Okay. If you've read this blog for a while, you'll know I have *issues*. And I don't mean gee, sometimes I get a little sad. I'll be the first to admit I am probably crazy on a level that few people want to deal with.
Which sometimes gets in the way of creativity.
First, you have the Rejection Roundhouse, which is the biggest reason I decided to stop trying for professional publication (Sorry, but if the only outcome of an effort is, I spend days sunk in a suicidal depression, that effort is probably not good for me.) This also effects IRL things. But the biggest problem I have is The Dip.
The Dip is what I call the thing that happens when a project is finished.It takes a lot of focused energy to work on things. This creates a really awesome high. I feel good with the world. Everybody loves me. I will conquer all. I finish the project, wrap it up, hit submit/publish/whatever and spend about one day basking in the glory that is my completed work.

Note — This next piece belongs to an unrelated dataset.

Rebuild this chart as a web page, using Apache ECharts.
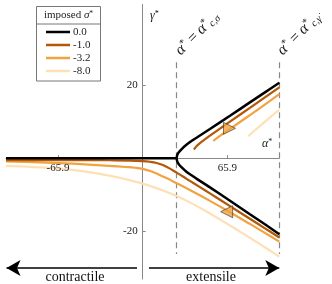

And then my brain, exhausted from days of pumping out happy chemicals, mutters "thank GOD that's over" and sinks like the Titanic was carrying an atomic bomb when the iceberg hit. And floundering through the mess left afterwards? It SUCKS.
Worst part is, it's not something that can just be, like, fixed. It's natural brain chemistry, I think. Only thing that can fix it is throwing myself whole hog into a brand new project.
Ah, well. That's the ramble for today. You'll get another chapter of Captive soon. Ish. I just don't want to deal with the stupid today.